In the Broadway revival of Arthur Miller tragedy “A View from the Bridge” that opens tonight, actor Mark Strong (“Kingsman: The Secret Service,” “The Imitation Game,” “Sherlock”) reprises the role that won him an Olivier in London. We sat down with Strong to talk about working on the production with edgy Flemish director Ivo van Hove, and what’s it’s like coming back to the stage after a dozen years on screen.
You’ve been associated with a lot of villain roles — so much so you were in that Jaguar commercial about movie villains. How does your experience with bad guys carry over to your performance as Eddie, the protagonist of “A View from the Bridge”?
Well, that’s interesting: Would you classify Eddie as a villain or a hero? Yes, he’s extremely flawed, but the only criticism I have of Eddie is that he doesn’t have the emotional or the intellectual capacity to understand what is happening around him. Therefore I don’t blame him for what happens. In fact, I applaud him. He’s just trying to do the best that he can. I find Eddie just so heartbreaking. He really wants to do the right thing.
A lot of productions play with the idea that Eddie is sexually interested in his orphaned niece, Catherine.
I can’t see any evidence of that in the play. What I see is an Italian Catholic who has promised a dying woman he’s going to take care of her daughter. Into Catherine’s life comes this guy that Eddie cannot quantify. Eddie hasn’t met anybody like him. Men don’t sing or make dresses or are able to cook or have blonde hair, not where he comes from. The alarm bells go off for him.
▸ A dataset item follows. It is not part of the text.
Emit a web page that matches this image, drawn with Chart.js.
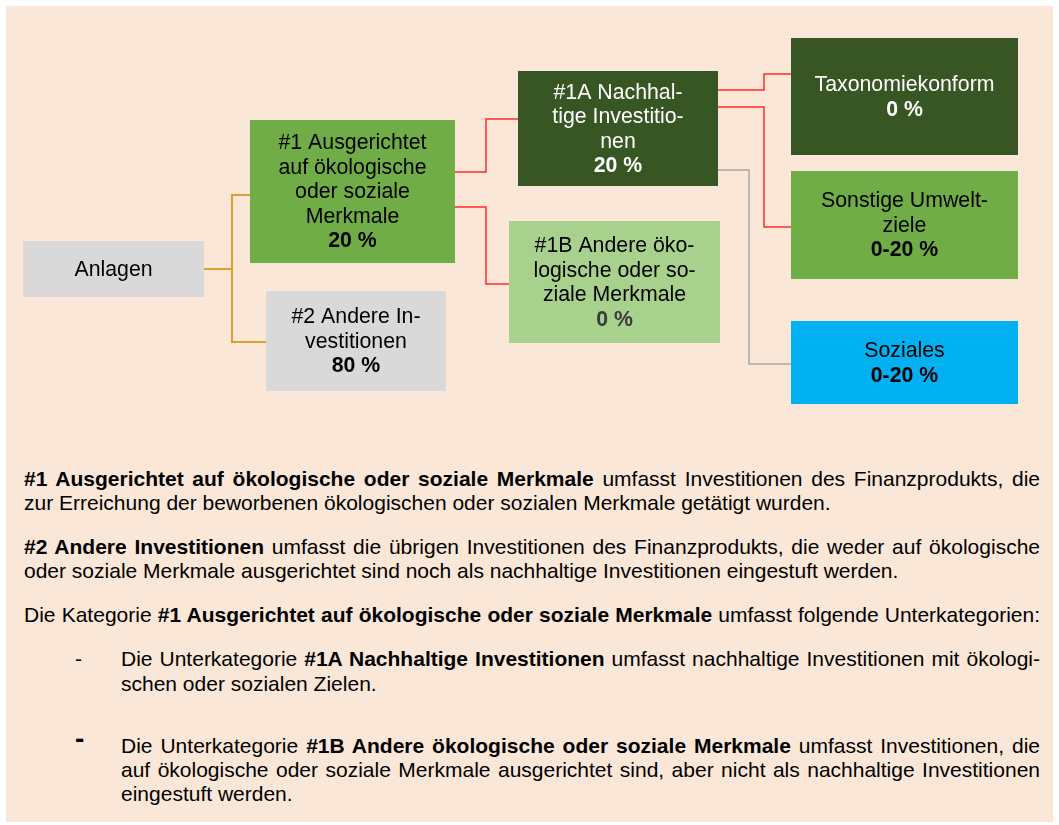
<!DOCTYPE html>
<html>
<head>
<meta charset="utf-8">
<script src="https://cdn.jsdelivr.net/npm/chart.js@4"></script>
<style>
  body { margin: 0; background: #ffffff; font-family: "Liberation Sans", Arial, sans-serif; }
  #page { position: relative; width: 1059px; height: 825px; overflow: hidden; }
  #paper { position: absolute; left: 6px; top: 6px; width: 1047px; height: 816px; background: #fae7d7; }
  #tree { position: absolute; left: 0; top: 0; }
  .ln { position: absolute; height: 24px; line-height: 24px; font-size: 21px; color: #000;
        white-space: nowrap; text-align: justify; text-align-last: justify; }
  .ln.last { text-align-last: left; }
  .main { left: 24px; width: 1016px; }
  .sub { left: 121px; width: 919px; }
  .dash { position: absolute; left: 75px; font-size: 21px; line-height: 24px; }
</style>
</head>
<body>
<div id="page">
  <div id="paper"></div>
  <canvas id="tree" width="1059" height="420"></canvas>

  <div class="ln main" style="top:467px"><b>#1 Ausgerichtet auf ökologische oder soziale Merkmale</b> umfasst Investitionen des Finanzprodukts, die</div>
  <div class="ln main last" style="top:491px">zur Erreichung der beworbenen ökologischen oder sozialen Merkmale getätigt wurden.</div>

  <div class="ln main" style="top:535px"><b>#2 Andere Investitionen</b> umfasst die übrigen Investitionen des Finanzprodukts, die weder auf ökologische</div>
  <div class="ln main last" style="top:559px">oder soziale Merkmale ausgerichtet sind noch als nachhaltige Investitionen eingestuft werden.</div>

  <div class="ln main" style="top:603px">Die Kategorie <b>#1 Ausgerichtet auf ökologische oder soziale Merkmale</b> umfasst folgende Unterkategorien:</div>

  <div class="dash" style="top:647px">-</div>
  <div class="ln sub" style="top:647px">Die Unterkategorie <b>#1A Nachhaltige Investitionen</b> umfasst nachhaltige Investitionen mit ökologi-</div>
  <div class="ln sub last" style="top:672px">schen oder sozialen Zielen.</div>

  <div class="dash" style="top:727px;font-size:28px;font-weight:bold">-</div>
  <div class="ln sub" style="top:734px">Die Unterkategorie <b>#1B Andere ökologische oder soziale Merkmale</b> umfasst Investitionen, die</div>
  <div class="ln sub" style="top:758px">auf ökologische oder soziale Merkmale ausgerichtet sind, aber nicht als nachhaltige Investitionen</div>
  <div class="ln sub last" style="top:782px">eingestuft werden.</div>
</div>

<script>
// tree content
const nodeLabels = [
  ["Anlagen"],
  ["#1 Ausgerichtet", "auf ökologische", "oder soziale", "Merkmale"],
  ["#2 Andere In-", "vestitionen"],
  ["#1A Nachhal-", "tige Investitio-", "nen"],
  ["#1B Andere öko-", "logische oder so-", "ziale Merkmale"],
  ["Taxonomiekonform"],
  ["Sonstige Umwelt-", "ziele"],
  ["Soziales"]
];
const nodeShares = ["", "20 %", "80 %", "20 %", "0 %", "0 %", "0-20 %", "0-20 %"];
const nodeParents = [-1, 0, 0, 1, 1, 3, 3, 3];

// layout (diagram units = canvas px)
const boxes = [
  [23, 241, 204, 297],
  [250, 120, 455, 263],
  [266, 291, 446, 391],
  [518, 71, 718, 186],
  [509, 221, 720, 343],
  [791, 38, 1018, 155],
  [791, 171, 1018, 279],
  [791, 321, 1018, 404]
];
const boxColors = ["#d9d9d9", "#70ad47", "#d9d9d9", "#375623", "#a9d18e", "#375623", "#70ad47", "#00b0f0"];
const textColors = ["#000", "#000", "#000", "#fff", "#000", "#fff", "#000", "#000"];
const shareColors = ["#000", "#000", "#000", "#fff", "#3a3a3a", "#fff", "#000", "#000"];
// per child: start y on parent, elbow x, end y on child, colour
const links = {
  1: [269, 232, 195, "#d6a22c"],
  2: [269, 232, 342, "#d6a22c"],
  3: [172, 486, 119, "#ff2d2d"],
  4: [207, 486, 284, "#ff2d2d"],
  5: [90, 764, 74, "#ff2d2d"],
  6: [107, 764, 227, "#ff2d2d"],
  7: [170, 749, 364, "#a8a8a8"]
};

const FONT = '"Liberation Sans", Arial, sans-serif';
const LINE_H = 24.5;

const treePlugin = {
  id: "tree",
  afterDatasetsDraw(chart) {
    const ctx = chart.ctx;
    const x = chart.scales.x, y = chart.scales.y;
    const px = v => x.getPixelForValue(v);
    const py = v => y.getPixelForValue(v);
    ctx.save();

    // connectors
    nodeParents.forEach((p, i) => {
      if (p < 0) return;
      const l = links[i];
      ctx.strokeStyle = l[3];
      ctx.lineWidth = i < 3 ? 2 : 1.5;
      ctx.beginPath();
      ctx.moveTo(px(boxes[p][2]), py(l[0]));
      ctx.lineTo(px(l[1]), py(l[0]));
      ctx.lineTo(px(l[1]), py(l[2]));
      ctx.lineTo(px(boxes[i][0]), py(l[2]));
      ctx.stroke();
    });

    // boxes + labels
    ctx.textAlign = "center";
    ctx.textBaseline = "middle";
    boxes.forEach((b, i) => {
      const x0 = px(b[0]), x1 = px(b[2]), y0 = py(b[1]), y1 = py(b[3]);
      ctx.fillStyle = boxColors[i];
      ctx.fillRect(x0, y0, x1 - x0, y1 - y0);

      const lines = nodeLabels[i].slice();
      if (nodeShares[i]) lines.push(nodeShares[i]);
      const cx = (x0 + x1) / 2;
      const top = (y0 + y1) / 2 - (lines.length - 1) * LINE_H / 2 + 1;
      lines.forEach((t, k) => {
        const isShare = nodeShares[i] && k === lines.length - 1;
        ctx.font = (isShare ? "bold " : "") + "21.3px " + FONT;
        ctx.fillStyle = isShare ? shareColors[i] : textColors[i];
        ctx.fillText(t, cx, top + k * LINE_H);
      });
    });
    ctx.restore();
  }
};

new Chart(document.getElementById("tree").getContext("2d"), {
  type: "scatter",
  data: {
    datasets: [{
      data: boxes.map(b => ({ x: (b[0] + b[2]) / 2, y: (b[1] + b[3]) / 2 })),
      pointRadius: 0,
      pointHoverRadius: 0
    }]
  },
  options: {
    responsive: false,
    animation: false,
    events: [],
    layout: { padding: 0 },
    scales: {
      x: { type: "linear", min: 0, max: 1059, display: false },
      y: { type: "linear", min: 0, max: 420, reverse: true, display: false }
    },
    plugins: { legend: { display: false }, tooltip: { enabled: false } }
  },
  plugins: [treePlugin]
});
</script>
</body>
</html>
The director, Ivo van Hove, tends to take a radical approach to classics of modern drama. What was it like working with him?
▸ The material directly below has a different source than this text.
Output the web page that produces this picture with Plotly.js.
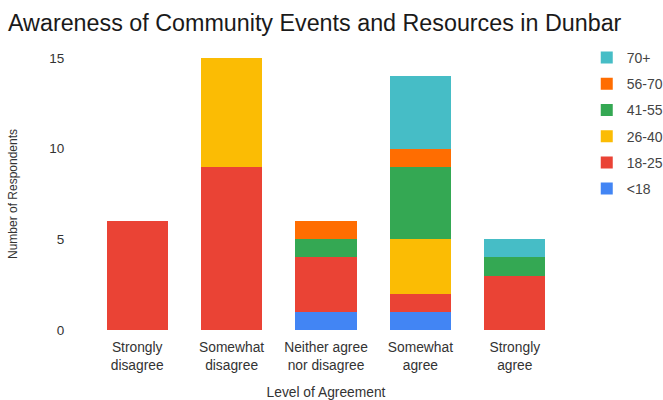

In my mind he was this avant-garde Belgian director doing really weird stuff. Working with him was different, but in a rather wonderful way. The best thing Ivo did for all of us was to tell us to learn our lines before the first day of rehearsal, so that when I turned up on day one, I knew my Eddie. When we did the first read-through, we were actually all talking to each other rather than just reading off a page. By the second day, we were standing up and performing on a replica of the set. Then he went through the play page by page, and essentially what he did was clarify everything. Like a good teacher with a classroom full of pupils, he didn’t move on until every single last one of us understood the concept.
Van Hove productions tend to eschew the conventions of realism. Was that hard for you to get used to?
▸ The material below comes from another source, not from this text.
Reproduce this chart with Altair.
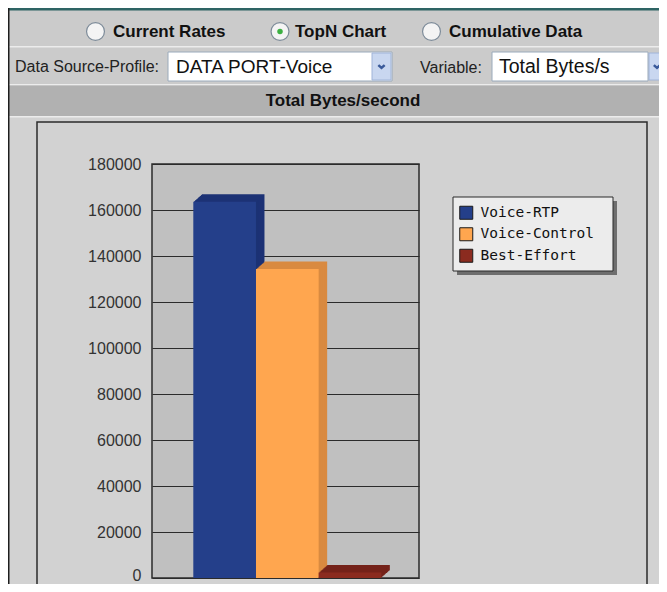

We’re not trying to pretend the play is real. Theater wastes so much time trying to persuade you otherwise, but we know it’s not real. You know it’s artificial. So the priority is to make the text clear. That’s the basic tenet of his system.
At one point my character gets asked what time it is, and I said to Ivo, “What kind of watch do you think Eddie would wear?” He said, “Why do you need a watch?” I said, “How will the audience know how I know what the time is?” He said, “We don’t care how you know what the time is. All we’re worried about is what time it is, so just tell us.” And of course nobody in the audience has ever put their hand up and gone, “Hold on a second, how does he know what the time is?!”
The actors who play the Italian boys in the play, they don’t speak with Italian accents. That was a big sticking point. We couldn’t believe it. The boys who are playing Italians were almost ready to walk! Ivo let them try the accent, and then gradually he just encouraged them to lose it. We never looked back. What you need from the play is information. You don’t need actors pretending that it’s all real.
“A View from the Bridge” will run on Broadway until Feb. 21. What’s up for you after that?
On April 1 we start filming “Kingsman 2.” And coming out in March is “The Brothers Grimsby,” where Sacha Baron Cohen and I play brothers. The irony is, I was doing “A View from the Bridge” in London and feeling very proud of myself for doing some very erudite work. But then I finished that run on a Saturday and on Sunday Sacha was wearing a jester’s hat and weeing on my leg. The fall was great.